Tactic 3: Use Triggered Workflows to Create Momentum
Timing is everything. A welcome email 15 minutes after sign-up? Late. A Facebook retargeting ad for a product the customer just bought? Redundant. True cross-channel sophistication means knowing what to say and when.
That same beauty brand mentioned earlier? We built a lifecycle marketing program with triggered flows based on browsing behavior, UTM source, and geo-location. When someone engaged with a product quiz via Instagram, they were instantly added to a tailored email sequence and excluded from top-funnel ads. The result? 3x higher conversion rates on that cohort than any static audience segment.
Key Action:
Connect behavior across channels using UTMs, pixel tracking, and server-side event tracking. Build dynamic automation that reflects real-time user behavior, not just fixed calendar campaigns. Klaviyo, Customer.io, and Iterable offer these capabilities at various levels of complexity.
Tactic 4: Bridge Offline and Online Experiences
For omnichannel brands, the biggest missed opportunity is failing to integrate physical and digital touchpoints. Retail staff don’t know what ads a customer clicked. Digital teams don’t see that someone returned an item in-store. This not only disrupts experience but hampers personalization.
A high-end cookware brand we advised installed QR-enabled receipts and NFC packaging, which linked to recipe content, registration flows, and personalized follow-up emails. Returns dropped. LTV rose. All by making the purchase packaging feel like an extension of their digital experience.
Key Action:
Use scannable QR codes or NFC tech on packaging, signage, and receipts to link in-store purchases with digital experiences. Create unique landing pages tied to each retail interaction, and tailor follow-up email/SMS accordingly.
Tactic 5: Let Your Customer Support Team Be a Channel
Don’t overlook the power of post-purchase conversations. The people emailing your support team or DMing on Instagram aren’t just problems to solve—they’re stories waiting to be heard. And often, they’re your best insight into experience breakdowns.

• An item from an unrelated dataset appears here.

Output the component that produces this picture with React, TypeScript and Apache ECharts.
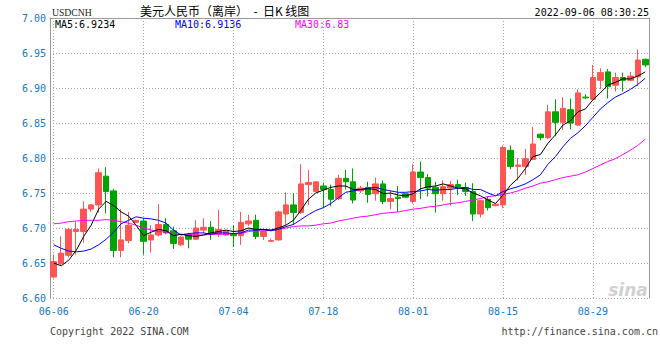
import React, { useEffect, useRef } from 'react';
import * as echarts from 'echarts';

const dates = [
  '06-06', '06-07', '06-08', '06-09', '06-10', '06-11',
  '06-13', '06-14', '06-15', '06-16', '06-17', '06-18',
  '06-20', '06-21', '06-22', '06-23', '06-24', '06-25',
  '06-27', '06-28', '06-29', '06-30', '07-01', '07-02',
  '07-04', '07-05', '07-06', '07-07', '07-08', '07-09',
  '07-11', '07-12', '07-13', '07-14', '07-15', '07-16',
  '07-18', '07-19', '07-20', '07-21', '07-22', '07-23',
  '07-25', '07-26', '07-27', '07-28', '07-29', '07-30',
  '08-01', '08-02', '08-03', '08-04', '08-05', '08-06',
  '08-08', '08-09', '08-10', '08-11', '08-12', '08-13',
  '08-15', '08-16', '08-17', '08-18', '08-19', '08-20',
  '08-22', '08-23', '08-24', '08-25', '08-26', '08-27',
  '08-29', '08-30', '08-31', '09-01', '09-02', '09-03',
  '09-05', '09-06',
];

const opens = [
  6.630, 6.649, 6.661, 6.695, 6.695, 6.727, 6.733, 6.774, 6.753, 6.668,
  6.682, 6.708, 6.710, 6.683, 6.690, 6.705, 6.696, 6.676, 6.690, 6.684,
  6.697, 6.701, 6.692, 6.690, 6.692, 6.689, 6.706, 6.711, 6.688, 6.681,
  6.683, 6.720, 6.733, 6.722, 6.762, 6.752, 6.760, 6.755, 6.742, 6.771,
  6.766, 6.753, 6.758, 6.749, 6.763, 6.738, 6.744, 6.749, 6.738, 6.780,
  6.772, 6.758, 6.749, 6.757, 6.762, 6.758, 6.752, 6.720, 6.741, 6.732,
  6.733, 6.811, 6.788, 6.788, 6.798, 6.834, 6.829, 6.866, 6.851, 6.869,
  6.847, 6.887, 6.884, 6.911, 6.923, 6.904, 6.915, 6.911, 6.916, 6.941,
];
const closes = [
  6.652, 6.664, 6.698, 6.698, 6.727, 6.733, 6.779, 6.752, 6.668, 6.683,
  6.704, 6.711, 6.681, 6.690, 6.705, 6.693, 6.678, 6.687, 6.684, 6.700,
  6.701, 6.692, 6.698, 6.695, 6.689, 6.708, 6.710, 6.688, 6.695, 6.682,
  6.723, 6.733, 6.722, 6.763, 6.765, 6.766, 6.755, 6.741, 6.771, 6.766,
  6.740, 6.757, 6.748, 6.763, 6.738, 6.742, 6.742, 6.744, 6.780, 6.772,
  6.757, 6.749, 6.759, 6.762, 6.759, 6.752, 6.720, 6.739, 6.729, 6.734,
  6.815, 6.788, 6.790, 6.799, 6.820, 6.829, 6.866, 6.851, 6.871, 6.850,
  6.893, 6.886, 6.915, 6.922, 6.902, 6.915, 6.911, 6.917, 6.940, 6.933,
];
const lows = [
  6.628, 6.646, 6.658, 6.662, 6.679, 6.723, 6.722, 6.721, 6.658, 6.658,
  6.678, 6.707, 6.662, 6.665, 6.688, 6.691, 6.670, 6.674, 6.671, 6.683,
  6.692, 6.683, 6.687, 6.689, 6.673, 6.676, 6.703, 6.684, 6.683, 6.680,
  6.682, 6.704, 6.704, 6.720, 6.733, 6.752, 6.728, 6.731, 6.740, 6.755,
  6.735, 6.750, 6.736, 6.739, 6.734, 6.727, 6.723, 6.743, 6.735, 6.741,
  6.745, 6.722, 6.739, 6.732, 6.747, 6.746, 6.710, 6.715, 6.725, 6.731,
  6.728, 6.784, 6.768, 6.776, 6.797, 6.825, 6.827, 6.831, 6.840, 6.841,
  6.846, 6.884, 6.883, 6.898, 6.885, 6.895, 6.895, 6.910, 6.903, 6.930,
];
const highs = [
  6.662, 6.688, 6.700, 6.709, 6.738, 6.734, 6.785, 6.787, 6.756, 6.727,
  6.723, 6.712, 6.714, 6.704, 6.734, 6.714, 6.702, 6.688, 6.693, 6.711,
  6.714, 6.710, 6.726, 6.697, 6.704, 6.723, 6.719, 6.719, 6.698, 6.685,
  6.725, 6.751, 6.749, 6.791, 6.783, 6.766, 6.765, 6.762, 6.776, 6.783,
  6.785, 6.760, 6.766, 6.772, 6.768, 6.753, 6.760, 6.750, 6.791, 6.795,
  6.777, 6.766, 6.768, 6.767, 6.769, 6.765, 6.764, 6.740, 6.745, 6.735,
  6.818, 6.818, 6.800, 6.813, 6.844, 6.835, 6.876, 6.884, 6.887, 6.885,
  6.898, 6.891, 6.933, 6.928, 6.927, 6.922, 6.922, 6.923, 6.955, 6.942,
];

const ma5 = [
  6.650, 6.646, 6.654, 6.668, 6.688, 6.704, 6.727, 6.738, 6.732, 6.723,
  6.717, 6.704, 6.689, 6.694, 6.698, 6.696, 6.689, 6.691, 6.689, 6.688,
  6.690, 6.693, 6.695, 6.697, 6.695, 6.696, 6.700, 6.698, 6.698, 6.697,
  6.700, 6.704, 6.711, 6.725, 6.741, 6.750, 6.754, 6.758, 6.760, 6.760,
  6.755, 6.755, 6.756, 6.755, 6.749, 6.750, 6.747, 6.746, 6.749, 6.756,
  6.759, 6.760, 6.763, 6.760, 6.757, 6.756, 6.750, 6.746, 6.740, 6.735,
  6.747, 6.761, 6.771, 6.785, 6.802, 6.805, 6.821, 6.833, 6.847, 6.853,
  6.866, 6.870, 6.883, 6.893, 6.904, 6.908, 6.913, 6.913, 6.917, 6.923,
];
const ma10 = [
  6.676, 6.671, 6.667, 6.666, 6.667, 6.670, 6.676, 6.684, 6.694, 6.706,
  6.711, 6.716, 6.714, 6.713, 6.711, 6.707, 6.697, 6.690, 6.692, 6.693,
  6.693, 6.691, 6.693, 6.693, 6.692, 6.693, 6.697, 6.697, 6.698, 6.696,
  6.698, 6.702, 6.705, 6.712, 6.719, 6.725, 6.729, 6.735, 6.743, 6.751,
  6.753, 6.755, 6.757, 6.758, 6.755, 6.753, 6.751, 6.751, 6.752, 6.753,
  6.755, 6.754, 6.755, 6.755, 6.757, 6.758, 6.755, 6.755, 6.750, 6.746,
  6.752, 6.756, 6.759, 6.763, 6.769, 6.776, 6.791, 6.802, 6.816, 6.828,
  6.836, 6.846, 6.858, 6.870, 6.879, 6.887, 6.892, 6.898, 6.905, 6.914,
];
const ma30 = [
  6.706, 6.707, 6.709, 6.710, 6.711, 6.711, 6.711, 6.712, 6.711, 6.709,
  6.707, 6.704, 6.700, 6.697, 6.695, 6.694, 6.692, 6.691, 6.691, 6.690,
  6.690, 6.691, 6.691, 6.691, 6.692, 6.692, 6.695, 6.696, 6.696, 6.697,
  6.698, 6.700, 6.702, 6.703, 6.703, 6.704, 6.706, 6.707, 6.710, 6.712,
  6.714, 6.716, 6.717, 6.719, 6.721, 6.722, 6.723, 6.725, 6.727, 6.728,
  6.730, 6.731, 6.733, 6.735, 6.736, 6.738, 6.740, 6.742, 6.745, 6.746,
  6.748, 6.750, 6.753, 6.757, 6.760, 6.764, 6.766, 6.769, 6.772, 6.774,
  6.776, 6.780, 6.785, 6.790, 6.795, 6.799, 6.805, 6.811, 6.818, 6.827,
];

const yMin = 6.6;
const yMax = 7.0;
const yStep = 0.05;
const labelEvery = 12;

const titleCode = 'USDCNH';
const titleName = '美元人民币（离岸）  -  日K 线图';
const timestamp = '2022-09-06 08:30:25';
const ma5Label = 'MA5:6.9234';
const ma10Label = 'MA10:6.9136';
const ma30Label = 'MA30:6.83';
const copyright = 'Copyright 2022 SINA.COM';
const siteUrl = 'http://finance.sina.com.cn';

export default function App() {
  const ref = useRef<HTMLDivElement>(null);
  useEffect(() => {
    if (!ref.current) return;
    const chart = echarts.init(ref.current, null, { renderer: 'svg' });
    const candle = dates.map((_, i) => [opens[i], closes[i], lows[i], highs[i]]);
    const mono = 'DejaVu Sans Mono';
    const blue = '#1677c8';
    const red = '#ff5555';
    const green = '#00a400';
    const grid = '#aaaaaa';
    const frame = '#999999';
    const every = (i: number) => i % labelEvery === 0;
    chart.setOption({
      animation: false,
      grid: { left: 50, top: 18, width: 599, height: 280, show: false },
      xAxis: [
        {
          type: 'category',
          data: dates,
          boundaryGap: true,
          axisLine: { show: false },
          axisTick: { show: false },
          axisLabel: {
            interval: (i: number) => every(i),
            color: blue,
            fontFamily: mono,
            fontSize: 10,
            margin: 8,
          },
          splitLine: {
            show: true,
            interval: (i: number) => every(i),
            alignWithLabel: true,
            lineStyle: { color: grid, type: [1, 2], width: 1 },
          },
        },
        {
          type: 'category',
          data: dates,
          position: 'top',
          boundaryGap: true,
          axisLine: { show: true, lineStyle: { color: frame, width: 1 } },
          axisTick: { show: false },
          axisLabel: { show: false },
          splitLine: { show: false },
        },
      ],
      yAxis: [
        {
          type: 'value',
          min: yMin,
          max: yMax,
          interval: yStep,
          axisLine: { show: true, lineStyle: { color: frame, width: 1 } },
          axisTick: { show: false },
          axisLabel: {
            formatter: (v: number) => v.toFixed(2),
            color: blue,
            fontFamily: mono,
            fontSize: 10,
            margin: 4,
          },
          splitLine: { show: true, lineStyle: { color: grid, type: [1, 2], width: 1 } },
        },
        {
          type: 'value',
          position: 'right',
          min: yMin,
          max: yMax,
          interval: yStep,
          axisLine: { show: true, lineStyle: { color: frame, width: 1 } },
          axisTick: { show: false },
          axisLabel: { show: false },
          splitLine: { show: false },
        },
      ],
      series: [
        {
          type: 'candlestick',
          data: candle,
          barWidth: 6,
          silent: true,
          itemStyle: {
            color: red,
            color0: green,
            borderColor: red,
            borderColor0: green,
            borderWidth: 1,
          },
          z: 2,
        },
        {
          type: 'line',
          data: ma5,
          symbol: 'none',
          silent: true,
          lineStyle: { color: '#000000', width: 1 },
          itemStyle: { color: '#000000' },
          z: 5,
        },
        {
          type: 'line',
          data: ma10,
          symbol: 'none',
          silent: true,
          lineStyle: { color: '#0000ff', width: 1 },
          itemStyle: { color: '#0000ff' },
          z: 4,
        },
        {
          type: 'line',
          data: ma30,
          symbol: 'none',
          silent: true,
          lineStyle: { color: '#ff00ff', width: 1 },
          itemStyle: { color: '#ff00ff' },
          z: 3,
        },
      ],
      graphic: [
        {
          type: 'text', x: 52, y: 12, scaleX: 0.88,
          style: { text: titleCode, fill: '#222', font: '11px "Liberation Serif"', align: 'left', verticalAlign: 'middle' },
        },
        {
          type: 'text', x: 140, y: 10,
          style: { text: titleName, fill: '#000', font: '12px "Noto Sans CJK SC"', align: 'left', verticalAlign: 'middle' },
        },
        {
          type: 'text', x: 649, y: 12,
          style: { text: timestamp, fill: '#000', font: '10px "DejaVu Sans Mono"', align: 'right', verticalAlign: 'middle' },
        },
        {
          type: 'text', x: 55, y: 24,
          style: { text: ma5Label, fill: '#000', font: '10px "DejaVu Sans Mono"', align: 'left', verticalAlign: 'middle' },
        },
        {
          type: 'text', x: 175, y: 24,
          style: { text: ma10Label, fill: '#0000ff', font: '10px "DejaVu Sans Mono"', align: 'left', verticalAlign: 'middle' },
        },
        {
          type: 'text', x: 295, y: 24,
          style: { text: ma30Label, fill: '#ff00ff', font: '10px "DejaVu Sans Mono"', align: 'left', verticalAlign: 'middle' },
        },
        {
          type: 'text', x: 50, y: 331,
          style: { text: copyright, fill: '#444', font: '10px "DejaVu Sans Mono"', align: 'left', verticalAlign: 'middle' },
        },
        {
          type: 'text', x: 658, y: 331,
          style: { text: siteUrl, fill: '#444', font: '10px "DejaVu Sans Mono"', align: 'right', verticalAlign: 'middle' },
        },
        {
          type: 'text', x: 628, y: 290,
          style: { text: 'sina', fill: '#d0d0d0', font: 'italic bold 17px "DejaVu Sans"', align: 'center', verticalAlign: 'middle' },
        },
      ],
    });
    return () => chart.dispose();
  }, []);
  return (
    <div
      ref={ref}
      style={{ position: 'absolute', left: 0, top: 0, width: 660, height: 360 }}
    />
  );
}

One of our clients in the luxury home goods space began tagging support tickets with keywords tied to purchase intent, confusion, or delay. These tags were piped into Slack alerts for marketing and product. Within a quarter, we’d launched three UX updates and one campaign optimization, reducing churn by 9%.
Key Action:
Treat support conversations as first-party data. Integrate tools like Gorgias, Zendesk, or Intercom with your CDP to surface patterns in feedback. Turn those insights into proactive campaigns: How-to videos, FAQ flows, and self-serve tools.
Wrapping It Up
A seamless cross-channel experience isn’t built overnight. It’s forged in the trenches—by connecting the dots, testing the flows, and listening to the signals between the lines. And most importantly, it’s never truly finished. Because as customers evolve, so do their expectations.
Integration isn’t about perfection. It’s about continuity. Because in a world where the average customer uses at least 10 channels to communicate with brands, the companies that win won’t just show up—they’ll show up as one.